11 weeks ago, today, my lovely wife went to be with Yeshua, to dance in His #Presence, surrounded by His #Glory, and encompassed by His #Love. 11 weeks ago, today, the best part of me went #home...

When I'm not distracted, it still feels like #yesterday. I can go about my day, but I'll still have moments throughout it where the memory of that fateful day comes flooding back, and I'm freshly reminded that I'm a widower. Those moments of reminders nearly bring me to my knees, they nearly sink me beneath the water, they nearly knock me off my million-mile mountain...

In just one moment, I can be instantly returned to February 21 and forced to relive that horrible day. But, now, I try not to fear in those moments; I try not to be dismayed. I know Yahweh is with me. I know Yeshua's outstretched hands across this water are holding and healing my shattered heart. I know The Spirit is lifting this immovable weight from my crushed soul. I know my healing will take time...

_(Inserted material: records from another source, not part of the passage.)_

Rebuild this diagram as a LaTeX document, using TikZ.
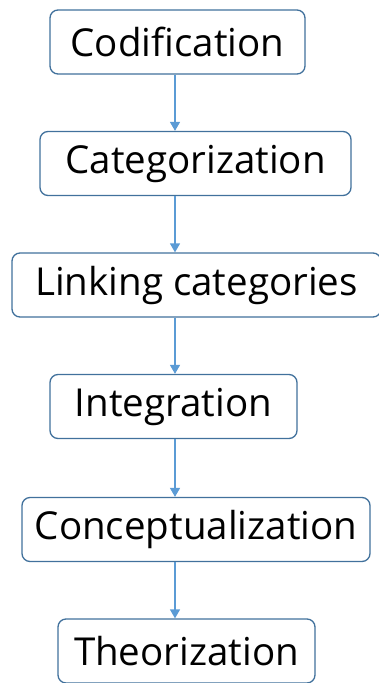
\documentclass[tikz,border=0pt]{standalone}
\usepackage{fontspec}
\setmainfont{Open Sans}
\usetikzlibrary{arrows.meta}
\definecolor{boxblue}{HTML}{41719C}
\definecolor{arrblue}{HTML}{5B9BD5}
\begin{document}
\begin{tikzpicture}[
  x=1pt,y=-1pt,
  font=\fontsize{38.5}{42}\selectfont,
  stage/.style={draw=boxblue,line width=1.3pt,rounded corners=8pt,fill=white,align=center,inner sep=0pt,minimum width=#1,minimum height=64pt},
  stage/.default=250pt,
  flow/.style={draw=arrblue,line width=1.5pt},
  >={Triangle[length=9pt,width=10pt]}]
\useasboundingbox (0,0) rectangle (379,683);
% ---- stages, top to bottom
\coordinate (xarr) at (175,0);
\node[stage=255pt] (cod) at (177.5,42) {Codification};
\node[stage=311pt] (cat) at (195.5,163.5) {Categorization};
\node[stage=369pt] (lnk) at (196.5,285) {Linking categories};
\node[stage=247pt] (int) at (173.5,406.5) {Integration};
\node[stage=348pt] (con) at (196,529.5) {Conceptualization};
\node[stage=257pt] (the) at (186.5,651) {Theorization};
% ---- arrows
\draw[flow,->] (cod.south -| xarr) -- (cat.north -| xarr);
\draw[flow,->] (cat.south -| xarr) -- (lnk.north -| xarr);
\draw[flow,->] (lnk.south -| xarr) -- (int.north -| xarr);
\draw[flow,->] (int.south -| xarr) -- (con.north -| xarr);
\draw[flow,->] (con.south -| xarr) -- (the.north -| xarr);
\end{tikzpicture}
\end{document}
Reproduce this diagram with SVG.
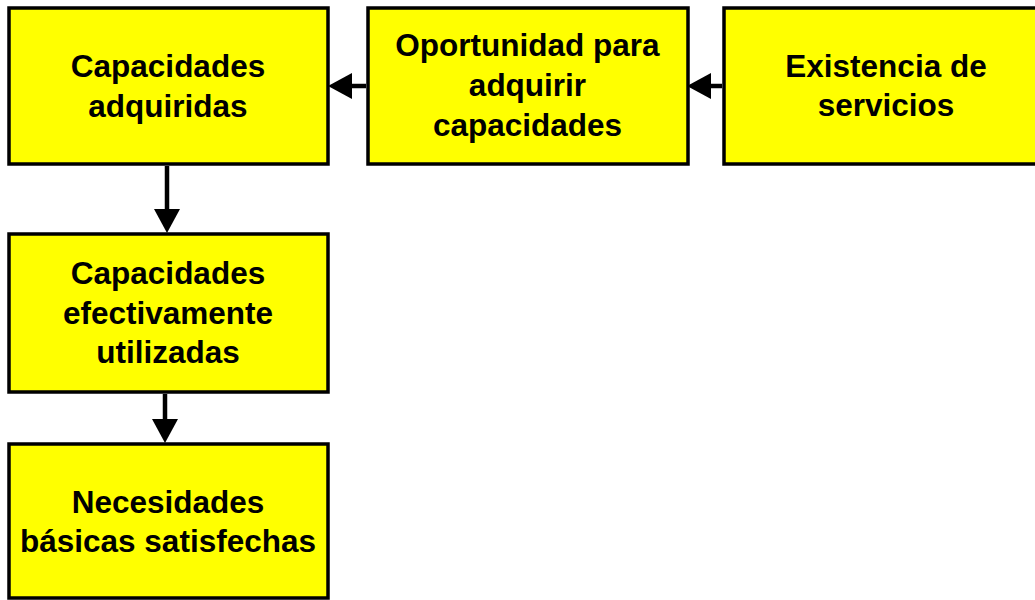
<svg xmlns="http://www.w3.org/2000/svg" width="1035" height="600" viewBox="0 0 1035 600">
<style>
.box{fill:#ffff00;stroke:#000;stroke-width:3.5}
.t{font-family:"Liberation Sans",Arial,sans-serif;font-weight:bold;font-size:31.5px;fill:#000;text-anchor:middle}
.c{stroke:#000;stroke-width:4.5;fill:none;marker-end:url(#ah)}
</style>
<defs>
<marker id="ah" markerWidth="24" markerHeight="26" viewBox="0 0 24 26" refX="4" refY="13" orient="auto" markerUnits="userSpaceOnUse">
<path d="M0,0 L24,13 L0,26 Z" fill="#000"/>
</marker>
</defs>
<rect width="1035" height="600" fill="#fff"/>
<g id="n1"><rect class="box" x="9" y="8" width="319" height="156"/>
<text class="t" x="168" y="77">Capacidades</text><text class="t" x="168" y="116.5">adquiridas</text></g>
<g id="n2"><rect class="box" x="368" y="8" width="320" height="156"/>
<text class="t" x="527.5" y="56">Oportunidad para</text><text class="t" x="527.5" y="96">adquirir</text><text class="t" x="527.5" y="136">capacidades</text></g>
<g id="n3"><rect class="box" x="724" y="8" width="325" height="156"/>
<text class="t" x="886" y="77">Existencia de</text><text class="t" x="886" y="116">servicios</text></g>
<g id="n4"><rect class="box" x="9" y="234" width="319" height="158"/>
<text class="t" x="168" y="284">Capacidades</text><text class="t" x="168" y="323.5">efectivamente</text><text class="t" x="168" y="363">utilizadas</text></g>
<g id="n5"><rect class="box" x="9" y="444" width="319" height="154"/>
<text class="t" x="168" y="513">Necesidades</text><text class="t" x="168" y="552">básicas satisfechas</text></g>
<g id="connectors">
<line class="c" x1="366" y1="86" x2="348" y2="86"/>
<line class="c" x1="722" y1="86" x2="707" y2="86"/>
<line class="c" x1="167" y1="166" x2="167" y2="213"/>
<line class="c" x1="165" y1="394" x2="165" y2="423"/>
</g>
</svg>
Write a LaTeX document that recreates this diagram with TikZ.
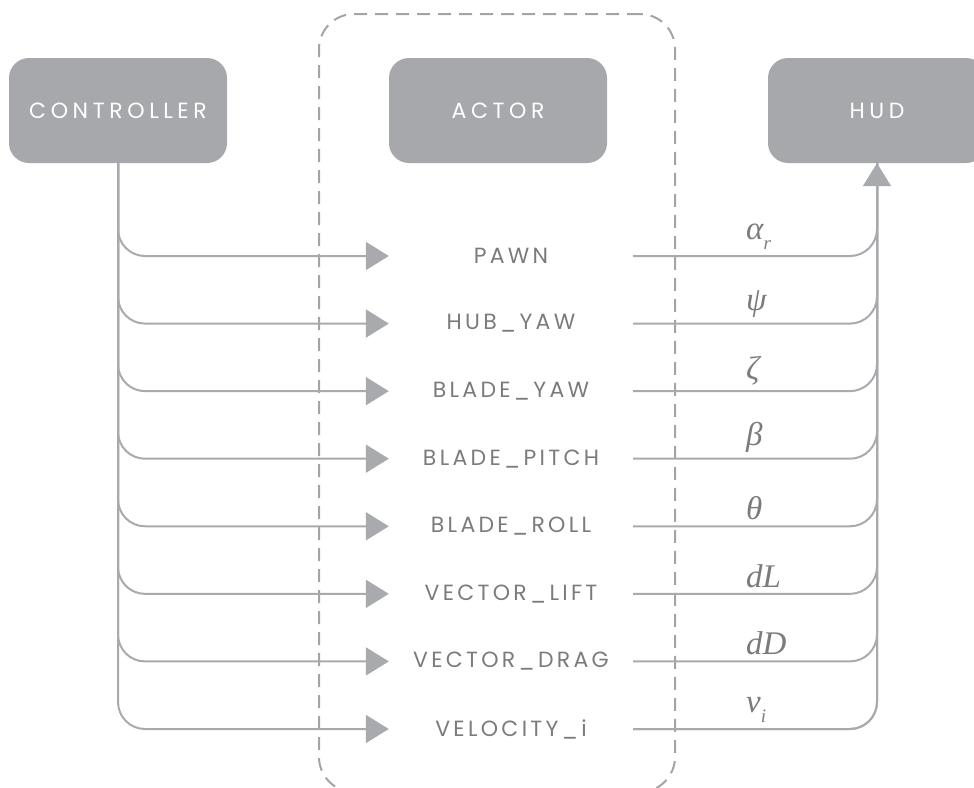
\documentclass[tikz,border=0pt]{standalone}
\usepackage{fontspec}
\newfontfamily\lblfont[LetterSpace=15]{Poppins}
\newfontfamily\boxfont[LetterSpace=21]{Poppins}
\newfontfamily\grkfont{Liberation Serif}
\usetikzlibrary{arrows.meta}
\definecolor{boxgray}{HTML}{A7A8AB}
\definecolor{linegray}{HTML}{A9AAAD}
\definecolor{txtgray}{HTML}{7A7B7E}
\definecolor{dashgray}{HTML}{A3A4A7}
\newcommand{\lowsub}[1]{\raisebox{-0.3em}{\fontsize{19}{19}\selectfont #1}}
\begin{document}
\begin{tikzpicture}[x=1pt,y=-1pt,
  box/.style={fill=boxgray, rounded corners=20pt, minimum width=218pt, minimum height=105pt, text=white, inner sep=0pt, font=\boxfont\fontsize{22}{22}\selectfont},
  item/.style={minimum width=244pt, minimum height=30pt, inner sep=0pt, text=txtgray, font=\lblfont\fontsize{22}{22}\selectfont},
  lab/.style={anchor=south west, inner sep=0pt, text=txtgray, font=\grkfont\itshape\fontsize{33}{33}\selectfont},
  conn/.style={draw=linegray, line width=2pt, rounded corners=27pt},
  tip/.style={-{Triangle[length=23pt,width=28pt]}},
  group/.style={draw=dashgray, line width=2pt, dash pattern=on 13pt off 8pt, rounded corners=35pt, minimum width=356pt, minimum height=778pt, inner sep=0pt}
]
\useasboundingbox (0,0) rectangle (974,787);
\node[group] (grp) at (497,403) {};
\node[box] (ctrl) at (118,110.5) {CONTROLLER};
\node[box] (actor) at (498,110.5) {ACTOR};
\node[box] (hud) at (877,110.5) {HUD};
\foreach \n/\t/\l [count=\k from 0] in {i1/PAWN/{α\lowsub{r}}, i2/HUB\_YAW/{ψ}, i3/BLADE\_YAW/{ζ}, i4/BLADE\_PITCH/{β}, i5/BLADE\_ROLL/{θ}, i6/VECTOR\_LIFT/{dL}, i7/VECTOR\_DRAG/{dD}, i8/VELOCITY\_i/{ν\lowsub{i}}}{
  \pgfmathsetmacro{\yy}{256+67.57*\k}
  \node[item] (\n) at (511,\yy) {\t};
  \node[lab] (l\n) at (746,\yy-6) {\l};
  \draw[conn, tip] (ctrl.south) |- (\n.west);
  \draw[conn] (\n.east) -| (hud.south);
}
\draw[conn, tip] (i8.east) -| (hud.south);
\end{tikzpicture}
\end{document}
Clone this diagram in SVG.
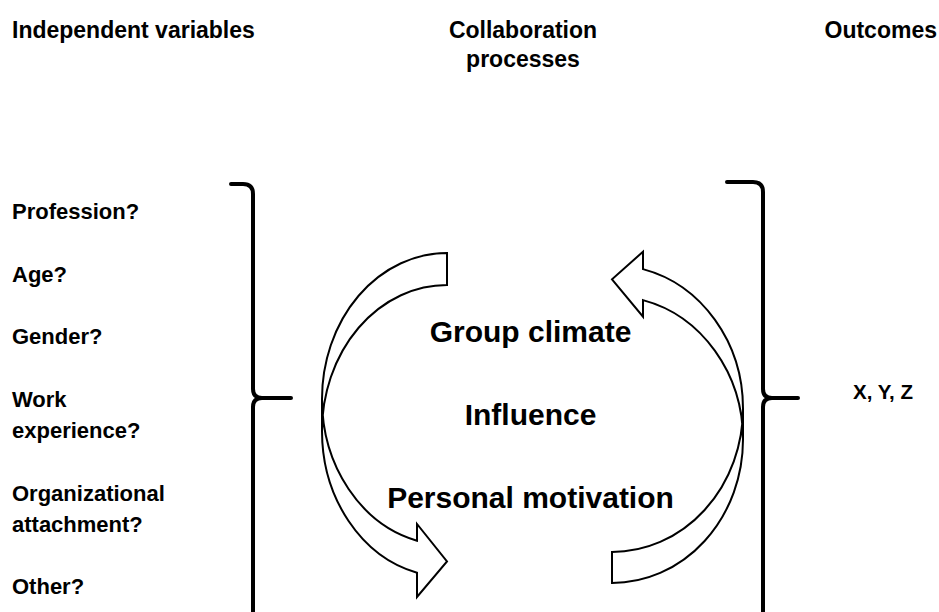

But, in these terrible moments, my heart shatters a little more. The pieces remain in Jesus' hands, and He gets to work mending the freshly-broken part. I can tell it's getting a little easier. But the #pain is still just as intense. My tears and weeping are just as hard. It's in those moments I have learned to recall this verse, among a multitude of verses, and can thank God for 22 wonderful years with my beautiful bride. It's in those moments I am learning to dwell in His Shadow, to go to Him for #comfort, to seek His Wisdom... it's in those moments I am learning to live again. And I thank Our Father for being with me and upholding me, even when I stumble; even when I fall.